Consequential repeal.
(2.)
This section is in substitution for section five of the Native Trustee Amendment Act, 1922, and that section is hereby accordingly repealed.
9 As to interest payable on advances from Native Trustee’s Account.
(1.)
Section twelve of the Native Trustee Amendment Act, 1921–22, is hereby amended by omitting from subsection one the words “six per centum per annum,”
and substituting the words “the rate chargeable by the Native Trustee on loans granted, at the date of the advance, on the security of a first mortgage of Native land.”
(2.)
Every advance made by the Native Trustee pursuant to the said section twelve shall, with the interest thereon, be charged on the real and personal property in the estate or on the rental or other income of the reserve in respect of which the advance is made.
(3.)
In respect of any advance so made in respect of any Native estate the Native Trustee may sign and seal a memorial of charge against the estate in respect of which the charge is made.
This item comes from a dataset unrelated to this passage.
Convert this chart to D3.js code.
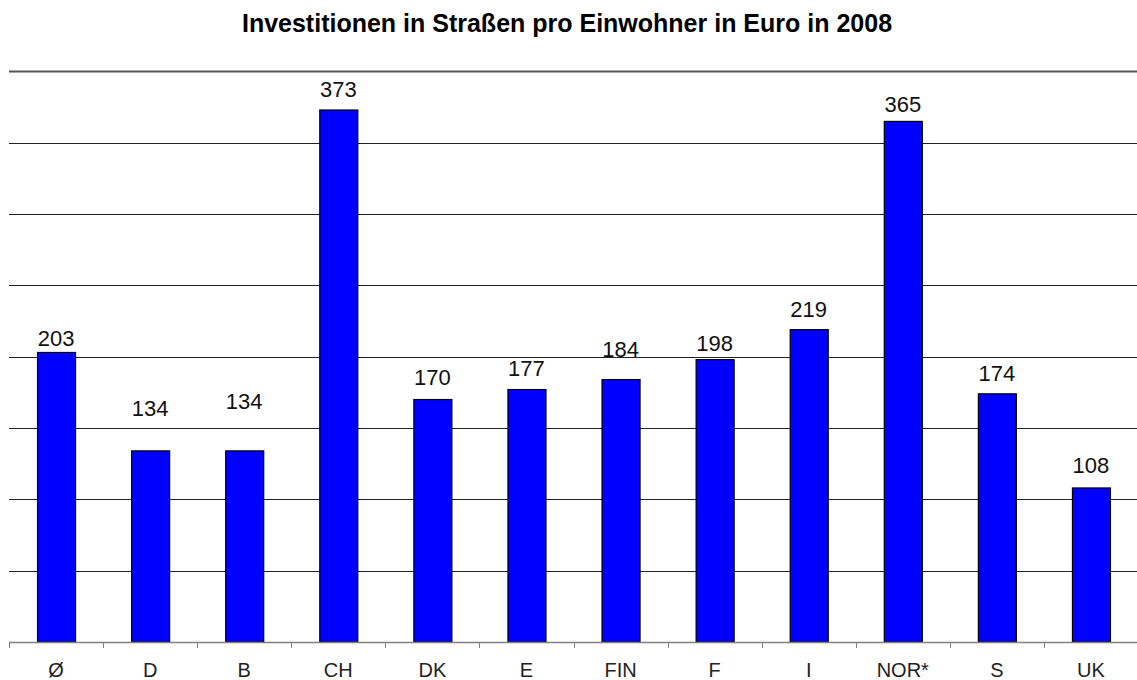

The said memorial of charge in so far as it relates to land may be registered by the District Land Registrar or Registrar of Deeds, as the case may require, and when so registered shall have the same force and effect as if it were a valid mortgage to the Native Trustee executed by the Native owner of all the lands therein described or referred to, to secure the repayment of the principal and interest moneys thereby expressed to be due; and the power of sale and all other powers expressed by the Property Law Act, 1908, or the Land Transfer Act, 1915, as the case may be, shall be implied in the memorial, and shall have the same effect and operation as if the same were a mortgage executed as aforesaid containing the said powers.
(4.)
The principal moneys secured under any such memorial of charge shall be due on a date to be named therein, and interest thereon shall be payable half-yearly on days to be specified therein.